Through the act, the S.E.C. — acting as one of Wall Street’s chief regulators, mind you — also allowed such things as “hybrid capital instruments” (much riskier than cash or Treasuries), subordinated debt (ditto) and even deferred return of taxes, to be counted as capital. The S.E.C. even allowed the banks to hold securities “for which there is no ready market” as capital.

“These adjustments reduced the amount of required capital to engage in increasingly risky activities,” Mr. Einhorn says.

In response to Mr. Einhorn’s critique, an S.E.C. spokesman told me that these changes could theoretically lower capital, but that the agency has seen no evidence that that has, in fact, occurred.

But Mr. Einhorn has even more troubling observations. He says the S.E.C. also allowed broker-dealers to set their own valuations on assets and liabilities that were hard to value. And broker-dealers could assign their own creditworthiness ratings to counterparties in complex derivatives transactions when those counterparties were otherwise unrated.

In a word, Mr. Einhorn says, the S.E.C. told Wall Street to police itself to save on regulatory costs, while not bothering to “discuss the cost to society of increasing the probability that a large broker-dealer could go bust.”

A result of all this, he says, was as follows:

“The owners, employees and creditors of these institutions are rewarded when they succeed, but it is all of us, the taxpayers, who are left on the hook if they fail. This is called private profits and socialized risk. Heads, I win. Tails you lose. It is a reverse-Robin Hood system.”

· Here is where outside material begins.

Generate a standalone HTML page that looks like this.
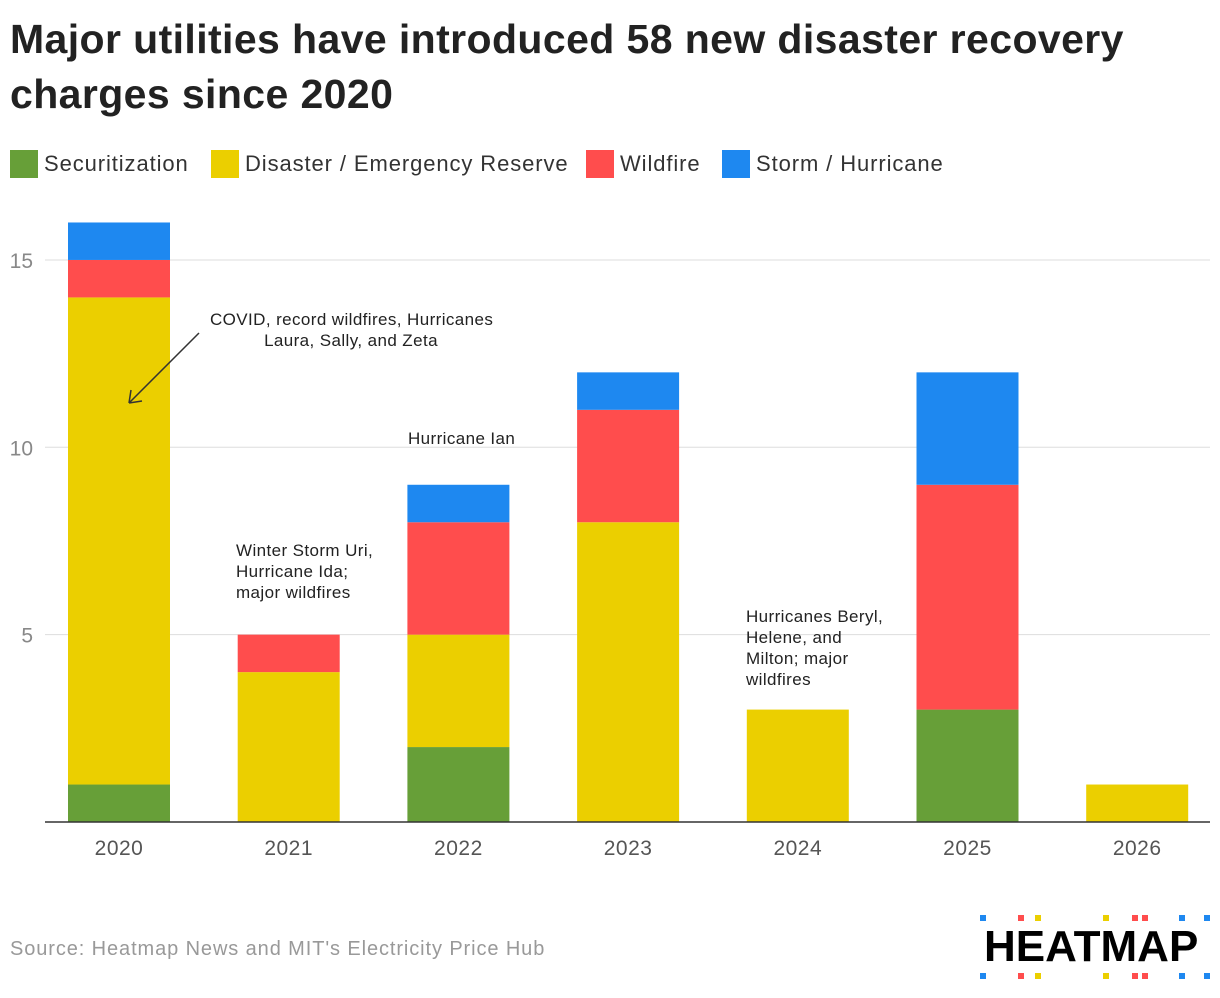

And when it all went kaput during the Bear Stearns debacle, the likable chairman of the S.E.C., Christopher Cox, said that the system was fine and needed no immediate repairs. Of course, Henry M. Paulson Jr., the Treasury secretary, is calling for merging the S.E.C. with the easygoing Commodity Futures Trading Commission, in the financial equivalent of setting off a Doomsday Device.

The S.E.C. told me that all of its actions were helpful to investors and that no one could have prevented the Bear Stearns collapse because it was caused by liquidity issues, not capital issues. My respectful response is that if Bear were thoroughly well capitalized, why would liquidity issues come up at all?

There is much more in Mr. Einhorn’s speech about how dramatically understaffed the ratings agencies are in assessing risk on Wall Street and how even the biggest ratings agencies largely allowed the Street to rate itself.

The big ratings firms, according to Mr. Einhorn, do not even bother to assess the major investment banks’ portfolios because they change so often.

It looks to me as if the inmates are running the asylum. One truth, that deregulation is sometimes a good thing, has been followed down so long and winding a road that it has led to an immense lie: that deregulation carried to an extreme will not lead to calamity.

To think that people of this mind-set are in charge of the finances of the nation that is the cornerstone of world freedom is terrifying. Mr. Einhorn may well have done us a service of great value.